1(1) 裁判所は,当事者間に争いのある事実について認定するためには,当事者が提出した証拠によらなければならない(証拠裁判主義)。
(2) 本問では,XがYに対して,不法行為に基づく損害賠償請求権を行う際に,XがXの障害等とルンバールの施術との間の因果関係についての立証責任を有しており,Yはその存在を否認している。よって,本件因果関係は,当事者間に争いのある事実となっている。裁判所が本件因果関係を肯定するためには,裁判所は自由心証によることはできず,XとYとが提出した証拠によらなければならない。
2 証拠に基づき,事実認定を行う際には,その証明の程度が,裁判官の心証を一定程度上回る必要がある。裁判官が事実認定を行うに際して,どの程度の証明度が必要とされるのかが問題となる。この点について,民事訴訟において,事実認定を行うためには,要証事実の存在につき,高度の蓋然性が認められる必要がある。そして,その判断は,通常人が疑いを差し挟まない程度に真実性の確信を持ちうる程度に至っているか否かによる。
3 それでは,本件において,Xの障害等とルンバールの施術との間の因果関係の存在についての心証が上記程度にまで至っているといえるか。
(1) 複数の鑑定意見が示すとおり,医学的には,本件因果関係の存在が肯定できるとは断定されていない。

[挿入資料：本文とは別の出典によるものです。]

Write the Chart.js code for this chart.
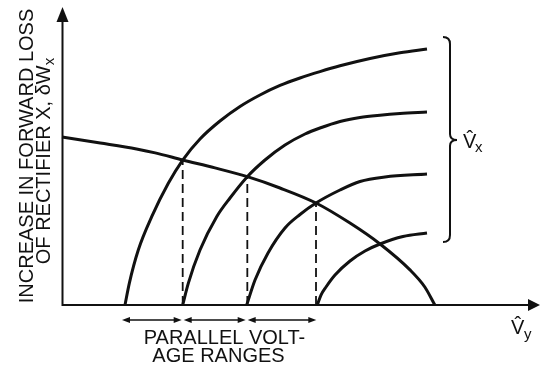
<!DOCTYPE html>
<html>
<head>
<meta charset="utf-8">
<script src="https://cdn.jsdelivr.net/npm/chart.js@4/dist/chart.umd.min.js"></script>
<style>
  html, body { margin: 0; padding: 0; background: #fff; }
  canvas { display: block; }
</style>
</head>
<body>
<canvas id="lossChart" width="541" height="366"></canvas>
<script>
// forward-loss curves of rectifier X, one per peak voltage (largest first)
const riseX1 = [13.18, 14.08, 15.96, 18.77, 22.24, 25.25, 28.87, 33.05, 37.24, 41.42, 45.61, 49.79, 53.97, 58.16, 64.44, 70.71, 76.36];
const riseY1 = [0, 7.23, 18.33, 29.43, 40.57, 48.33, 55.33, 61.33, 66.17, 70.0, 73.17, 75.67, 77.8, 79.73, 82.17, 84.07, 85.33];
const riseX2 = [25.25, 26.42, 28.87, 32.36, 35.15, 38.77, 42.47, 46.65, 50.84, 53.97, 58.16, 62.34, 66.53, 70.71, 76.36];
const riseY2 = [0, 7.23, 18.33, 29.43, 35.67, 42.77, 48.33, 53.33, 57.0, 59.0, 61.17, 62.5, 63.27, 63.83, 64.33];
const riseX3 = [38.64, 40.38, 43.10, 46.65, 49.79, 53.14, 58.16, 62.34, 67.57, 76.36];
const riseY3 = [0, 8.33, 17.33, 25.67, 30.17, 34.0, 38.33, 41.17, 42.67, 43.67];
const riseX4 = [53.41, 54.18, 55.23, 57.11, 60.25, 63.39, 66.53, 71.34, 76.36];
const riseY4 = [0, 3.33, 6.0, 10.0, 14.67, 18.0, 20.33, 22.83, 24.0];

// falling curve that cuts across them
const fallX = [0, 8.0, 15.6, 19.5, 25.25, 32.0, 38.77, 45.6, 53.14, 60.25, 66.53, 72.8, 75.9, 78.0];
const fallY = [56.0, 54.0, 52.0, 50.7, 48.33, 45.7, 42.77, 39.0, 34.0, 27.3, 20.33, 11.7, 6.0, 0];

// crossing points, dropped to the axis
const dropX = [25.25, 38.77, 53.14];
const dropY = [48.33, 42.77, 34.0];

const ink = "#111";
const face = "'Liberation Sans', Arial, sans-serif";

function toPoints(xs, ys) {
    return xs.map((x, i) => ({ x: x, y: ys[i] }));
}

const riseSets = [[riseX1, riseY1], [riseX2, riseY2], [riseX3, riseY3], [riseX4, riseY4]];

const datasets = riseSets.map(([xs, ys]) => ({
    data: toPoints(xs, ys),
    showLine: true, borderColor: ink, borderWidth: 3, pointRadius: 0,
    cubicInterpolationMode: "monotone", clip: false
}));
datasets.push({
    data: toPoints(fallX, fallY),
    showLine: true, borderColor: ink, borderWidth: 3, pointRadius: 0,
    cubicInterpolationMode: "monotone", clip: false
});
dropX.forEach((x, i) => datasets.push({
    data: [{ x: x, y: 0 }, { x: x, y: dropY[i] }],
    showLine: true, borderColor: ink, borderWidth: 1.8, borderDash: [9, 5],
    pointRadius: 0, tension: 0, clip: false
}));

function arrowHead(ctx, tx, ty, dx, dy, len, half) {
    const bx = tx - dx * len, by = ty - dy * len;
    ctx.beginPath();
    ctx.moveTo(tx, ty);
    ctx.lineTo(bx - dy * half, by + dx * half);
    ctx.lineTo(bx + dy * half, by - dx * half);
    ctx.closePath();
    ctx.fill();
}

// axes, brace, range arrows and all the lettering
const sketch = {
    id: "sketch",
    afterDatasetsDraw(chart) {
        const { ctx, chartArea: a, scales: { x } } = chart;
        ctx.save();
        ctx.strokeStyle = ink;
        ctx.fillStyle = ink;
        ctx.setLineDash([]);

        // axes with arrows
        ctx.lineWidth = 2;
        ctx.beginPath();
        ctx.moveTo(a.left + 0.5, 18);
        ctx.lineTo(a.left + 0.5, a.bottom);
        ctx.lineTo(531, a.bottom);
        ctx.stroke();
        arrowHead(ctx, a.left + 0.5, 7, 0, -1, 15, 6);
        arrowHead(ctx, 540, a.bottom, 1, 0, 12, 6);

        // brace grouping the four curve ends
        ctx.lineWidth = 2;
        ctx.beginPath();
        ctx.moveTo(443, 37);
        ctx.quadraticCurveTo(450, 37, 450, 44);
        ctx.lineTo(450, 134);
        ctx.quadraticCurveTo(450, 140, 457, 140);
        ctx.quadraticCurveTo(450, 140, 450, 146);
        ctx.lineTo(450, 235);
        ctx.quadraticCurveTo(450, 242, 443, 242);
        ctx.stroke();

        // double arrows between the curve starts
        const starts = riseSets.map(([xs]) => x.getPixelForValue(xs[0]));
        const ay = a.bottom + 15;
        ctx.lineWidth = 1.5;
        for (let i = 0; i < starts.length - 1; i++) {
            const x1 = starts[i] - (i === 0 ? 3 : -1), x2 = starts[i + 1] - 1;
            ctx.beginPath();
            ctx.moveTo(x1 + 4, ay);
            ctx.lineTo(x2 - 4, ay);
            ctx.stroke();
            arrowHead(ctx, x1, ay, -1, 0, 8, 3);
            arrowHead(ctx, x2, ay, 1, 0, 8, 3);
        }

        ctx.font = "20px " + face;
        ctx.textAlign = "center";
        ctx.textBaseline = "alphabetic";
        ctx.fillText("PARALLEL VOLT-", 224.5, 344);
        ctx.fillText("AGE RANGES", 218.5, 362);

        // peak voltage symbols
        ctx.textAlign = "left";
        ctx.fillText("V\u0302", 463, 148);
        ctx.font = "15px " + face;
        ctx.fillText("x", 475, 152);
        ctx.font = "20px " + face;
        ctx.fillText("V\u0302", 511, 334);
        ctx.font = "15px " + face;
        ctx.fillText("y", 524, 339);

        // rotated y-axis title
        ctx.font = "20px " + face;
        ctx.save();
        ctx.translate(33, 156);
        ctx.rotate(-Math.PI / 2);
        ctx.textAlign = "center";
        ctx.fillText("INCREASE IN FORWARD LOSS", 0, 0);
        ctx.restore();

        ctx.save();
        ctx.translate(50, 161);
        ctx.rotate(-Math.PI / 2);
        const main = "OF RECTIFIER X, \u03b4W";
        const w1 = ctx.measureText(main).width;
        ctx.font = "15px " + face;
        const w2 = ctx.measureText("x").width;
        const sx = -(w1 + w2) / 2;
        ctx.fillText("x", sx + w1, 4);
        ctx.font = "20px " + face;
        ctx.textAlign = "left";
        ctx.fillText(main, sx, 0);
        ctx.restore();

        ctx.restore();
    }
};

new Chart(document.getElementById("lossChart"), {
    type: "scatter",
    data: { datasets: datasets },
    options: {
        responsive: false,
        animation: false,
        layout: { padding: { left: 62, right: 1, top: 5, bottom: 61 } },
        plugins: { legend: { display: false }, tooltip: { enabled: false } },
        scales: {
            x: { type: "linear", min: 0, max: 100, display: false },
            y: { type: "linear", min: 0, max: 100, display: false }
        }
    },
    plugins: [sketch]
});
</script>
</body>
</html>
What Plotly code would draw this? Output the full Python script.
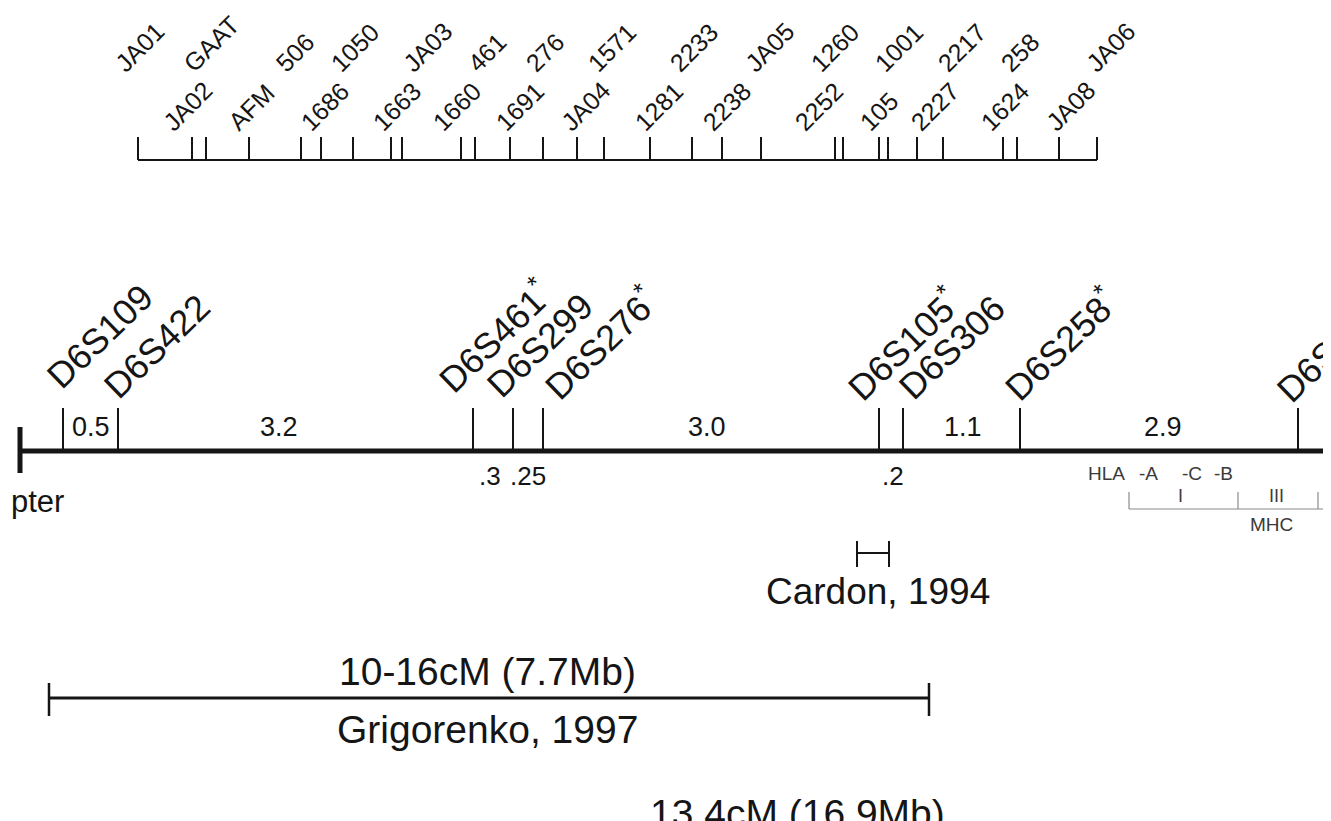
import math
import plotly.graph_objects as go

# ---------------- data ----------------
# physical map (top ruler): marker names in order, positions along the map
ruler_markers = ["JA01", "JA02", "GAAT", "AFM", "506", "1686", "1050", "1663", "JA03",
                 "1660", "461", "1691", "276", "JA04", "1571", "1281", "2233", "2238",
                 "JA05", "2252", "1260", "105", "1001", "2227", "2217", "1624", "258",
                 "JA08", "JA06"]
ruler_pos = [138, 192, 206, 249, 301, 321, 353, 391, 402, 461, 475, 510, 543, 577, 604,
             650, 692, 722, 761, 835, 843, 879, 888, 917, 943, 1003, 1017, 1059, 1097]

# genetic map (main chromosome line)
main_markers = ["D6S109", "D6S422", "D6S461<sup>*</sup>", "D6S299", "D6S276<sup>*</sup>",
                "D6S105<sup>*</sup>", "D6S306", "D6S258<sup>*</sup>", "D6S273"]
main_pos = [63, 118, 473, 513, 543, 879, 903, 1020, 1298]

interval_cm = ["0.5", "3.2", "3.0", "1.1", "2.9"]
small_gap_cm = [".3", ".25", ".2"]

hla_genes = ["HLA", "-A", "-C", "-B"]
mhc_classes = ["I", "III"]
mhc_bounds = [1129, 1238, 1318]

cardon_span = [857, 889]
grigorenko_span = [49, 929]
study_texts = ["Cardon, 1994", "10-16cM (7.7Mb)", "Grigorenko, 1997", "13.4cM (16.9Mb)"]

# ---------------- layout helpers (positions / styles) ----------------
ruler_label_x = [117, 165, 185, 230, 278, 303, 333, 375, 405, 435, 470, 498, 528, 563, 590,
                 637, 672, 705, 747, 797, 813, 862, 877, 913, 940, 983, 1003, 1048, 1088]
ruler_label_y = [70 if i % 2 == 0 else 129 for i in range(len(ruler_markers))]
main_label_x = [50, 107, 439, 490, 545, 848, 902, 1005, 1280]
main_label_y = [386, 396, 390, 395, 397, 398, 397, 398, 400]
interval_x = [91, 279, 707, 963, 1163]
small_gap_x = [490, 528, 893]
hla_x = [1106, 1148, 1192, 1223]
mhc_label_x = [1180, 1276]

FONT = "Liberation Sans, Arial, Helvetica, sans-serif"
INK = "#151515"
GRAY = "#8a8a8a"
PAGE_PAD = 8  # the page body has a default 8px margin

fig = go.Figure()


def seg_trace(xs, ys, width, color=INK):
    fig.add_trace(go.Scatter(x=xs, y=ys, mode="lines", hoverinfo="skip",
                             line=dict(color=color, width=width), showlegend=False))


def ticks(xpos, y0, y1, width, color=INK):
    xs, ys = [], []
    for x in xpos:
        xs += [x, x, None]
        ys += [y0, y1, None]
    seg_trace(xs, ys, width, color)


def text(t, x, y, size, color=INK, xanchor="center", yanchor="middle"):
    fig.add_annotation(x=x, y=y, text=t, showarrow=False, xanchor=xanchor, yanchor=yanchor,
                       font=dict(family=FONT, size=size, color=color))


def rot_text(t, bx, by, size, angle):
    """Place rotated text so that its baseline starts near (bx, by)."""
    th = math.radians(angle)
    cx = bx - (0.905 * size + 1) * math.sin(th) + 0.26 * size
    cy = by + (0.212 * size + 1) * math.cos(th) + 0.17 * size + 1
    fig.add_annotation(x=cx, y=cy, text=t, showarrow=False, textangle=-angle,
                       xanchor="left", yanchor="bottom",
                       font=dict(family=FONT, size=size, color=INK))


# ---- top ruler ----
seg_trace([ruler_pos[0], ruler_pos[-1]], [160, 160], 2)
ticks(ruler_pos, 137, 160, 2)
for name, lx, ly in zip(ruler_markers, ruler_label_x, ruler_label_y):
    rot_text(name, lx, ly, 25, 45)

# ---- main chromosome ----
seg_trace([20, 1340], [451, 451], 5)
seg_trace([20, 20], [427, 473], 5)
ticks(main_pos, 408, 451, 2)
for name, lx, ly in zip(main_markers, main_label_x, main_label_y):
    rot_text(name, lx, ly, 36, 44)
for t, x in zip(interval_cm, interval_x):
    text(t, x, 427, 27)
for t, x in zip(small_gap_cm, small_gap_x):
    text(t, x, 476, 26)
text("pter", 9, 501, 31, xanchor="left")

# ---- HLA / MHC ----
for t, x in zip(hla_genes, hla_x):
    text(t, x, 473, 19, color="#3a3a3a")
seg_trace([mhc_bounds[0], 1340], [509, 509], 1.2, GRAY)
ticks(mhc_bounds, 492, 509, 1.2, GRAY)
for t, x in zip(mhc_classes, mhc_label_x):
    text(t, x, 496, 18, color="#3a3a3a")
text("MHC", 1271, 524, 19, color="#3a3a3a")

# ---- studies ----
seg_trace(cardon_span, [553, 553], 2)
ticks(cardon_span, 541, 567, 2)
text(study_texts[0], sum(cardon_span) / 2 + 5, 591, 37)

seg_trace(grigorenko_span, [698, 698], 3)
ticks(grigorenko_span, 683, 716, 2.5)
text(study_texts[1], 487, 671, 39)
text(study_texts[2], 487, 729, 39)
text(study_texts[3], 797, 813, 39)

fig.update_layout(
    width=1331 - PAGE_PAD, height=821 - PAGE_PAD,
    margin=dict(l=0, r=0, t=0, b=0),
    paper_bgcolor="white", plot_bgcolor="white",
    showlegend=False,
    xaxis=dict(range=[PAGE_PAD, 1331], visible=False, fixedrange=True),
    yaxis=dict(range=[821, PAGE_PAD], visible=False, fixedrange=True),
)

fig.write_html("out.html")
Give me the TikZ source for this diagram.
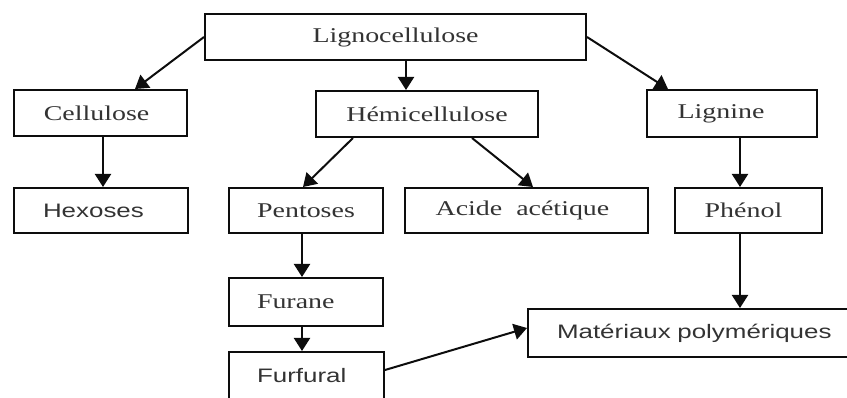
\documentclass[tikz,border=0pt]{standalone}
\usepackage{fontspec}
\usetikzlibrary{arrows.meta}
\newfontfamily\srf[FakeStretch=1.33]{Liberation Serif}
\newfontfamily\ssf[FakeStretch=1.33]{Liberation Sans}
\definecolor{txt}{rgb}{0.2,0.2,0.2}
\definecolor{ln}{rgb}{0.05,0.05,0.05}
\begin{document}
\begin{tikzpicture}[x=1pt,y=-1pt,
  box/.style={draw=ln,line width=2pt,rectangle,inner sep=0pt,text=txt,anchor=center},
  sbox/.style={box,font=\srf\fontsize{21}{24}\selectfont},
  sanbox/.style={box,font=\ssf\fontsize{19.5}{22}\selectfont},
  arr/.style={draw=ln,line width=2pt,-{Triangle[width=16pt,length=13pt]}}]
\useasboundingbox (0,0) rectangle (847,398);
\clip (0,0) rectangle (847,398);
\node[sbox,minimum width=381pt,minimum height=46pt] (ligno) at (395.5,37) {Lignocellulose};
\node[sbox,minimum width=173pt,minimum height=46pt] (cell) at (100.5,113) {\hspace*{-8pt}Cellulose};
\node[sbox,minimum width=222pt,minimum height=46pt] (hemi) at (427,114) {Hémicellulose};
\node[sbox,minimum width=170pt,minimum height=47pt] (lign) at (732,113.5) {\hspace*{-22pt}Lignine};
\node[sanbox,minimum height=45pt,text width=116pt,inner xsep=29pt,align=left] (hex) at (101,210.5) {Hexoses};
\node[sbox,minimum width=154pt,minimum height=45pt] (pent) at (306,210.5) {Pentoses};
\node[sbox,minimum width=243pt,minimum height=45pt] (acid) at (526.5,210.5) {\hspace*{-8pt}Acide\ \ acétique};
\node[sbox,minimum width=147pt,minimum height=45pt] (phen) at (748.5,210.5) {\hspace*{-10pt}Phénol};
\node[sbox,minimum height=48pt,text width=98pt,inner xsep=28pt,align=left] (fura) at (306,302) {Furane};
\node[sanbox,minimum height=48pt,text width=99pt,inner xsep=28pt,align=left] (furf) at (306.5,376) {Furfural};
\node[sanbox,minimum height=48pt,text width=300pt,inner xsep=29pt,align=left] (mat) at (707,333) {Matériaux polymériques};
% arrows
\draw[arr] (ligno.west) -- ([xshift=34.5pt]cell.north);
\draw[arr] ([xshift=10.5pt]ligno.south) -- ([xshift=10.5pt]ligno.south |- hemi.north);
\draw[arr] (ligno.east) -- ([xshift=-64pt]lign.north);
\draw[arr] ([xshift=2.5pt]cell.south) -- ([xshift=2.5pt]cell.south |- hex.north);
\draw[arr] ([xshift=-74pt]hemi.south) -- ([xshift=-3pt]pent.north);
\draw[arr] ([xshift=45pt]hemi.south) -- ([xshift=6.5pt]acid.north);
\draw[arr] ([xshift=8pt]lign.south) -- ([xshift=8pt]lign.south |- phen.north);
\draw[arr] ([xshift=-4pt]pent.south) -- ([xshift=-4pt]pent.south |- fura.north);
\draw[arr] ([xshift=-4pt]fura.south) -- ([xshift=-4pt]fura.south |- furf.north);
\draw[arr] ([xshift=-8.5pt]phen.south) -- ([xshift=-8.5pt]phen.south |- mat.north);
\draw[arr] ([yshift=6pt]furf.east) -- ([yshift=5pt]mat.west);
\end{tikzpicture}
\end{document}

(2)ア 本件ルンバールの施術の状況がミスを誘発しやすい状況でなされたことと,ミスを実際に生じさせていた可能性について
(ア) ルンバールの施術は,患者の嘔吐等のトラブルを防ぐため,食前や食後のように,食事に近接した時間は避けて行われるのが通常である。しかし,本件では,Bの都合を理由として,Xの食事直後に施術が行われている。また,これにより,Xは泣き叫ぶなどしていた。
このことは,Xの嘔吐等を引き起こしやすい状況下でかつ,Xが暴れやすい状況下で施術が行われたことを意味している。このことは,針を用いて的確に処置をする必要のある本件施術について,通常時と比べ,何らかの医療ミスを引き起こす可能性が高い状況にあったことを推認させる。
(イ) 施術が通常と比べて長時間に渡って行われたことは,Xによる抵抗を原因とする部分も否定できないが,B医師の施術を通常どおりの形で上手く行うことができなかったがために,針を通すなどの施術の行程を何度も繰り返していたことを推認させる。
イ 本件発作が化膿性髄膜炎の再燃を原因とするものではない可能性について
化膿性髄膜炎の再燃の可能性は通常は低く,Xの化膿性髄膜炎は実際に症状が軽快化しており,当時再燃するような特段の事情もなかった。このことは,本件発作が化膿性髄膜炎以外の原因によるものであることを推認させる。
ウ 本件発作がルンバール施術に起因した可能性について
Xの化膿性髄膜炎は,本件施術開始時までに軽快する傾向にあったのにもかかわらず,ルンバール施術開始後に嘔吐や痙攣等の発作が発生している。このことは,嘔吐や痙攣等の発作がルンバールの施術を原因として生じたこと,関連性,を推認させる。
エ 本件障害が脳出血を原因とする可能性について
(ア) Xにはもともと出血の傾向があった。上記施術が失敗を誘発しうる状況で行われたことと併せて考慮すると,このことは,生じた発作が脳出血に由来するものであることを推認させる。
(イ) カルテや証言から,医師BはXの退院までの間は,脳出血を原因と判断して治療をしていたことが判明している。このことは,施術担当者である医師Bが,Xの発作の原因が,化膿性髄膜炎の再燃にあるのではなく,脳出血にあることを認識していたことが非常に強く推認される。
(3) 以上のことから,確かに本件因果関係を断定できる状況にはないものの,本件ルンバールの施術が医療ミスを誘発しやすい状況で行われ,本件発作は化膿性髄膜炎に起因するのではなく,ルンバール施術中に生じた脳出血を原因として生じたものであることが推認される。これにょり,Xの障害等とルンバールの施術との間の因果関係の存在についての心証が通常人が疑いを差し挟まない程度に真実性の確信を持ちうる程度にまで至っているといえる。
4 以上より,裁判所は,設問文中の事実を前提として,本件因果関係を肯定することができる。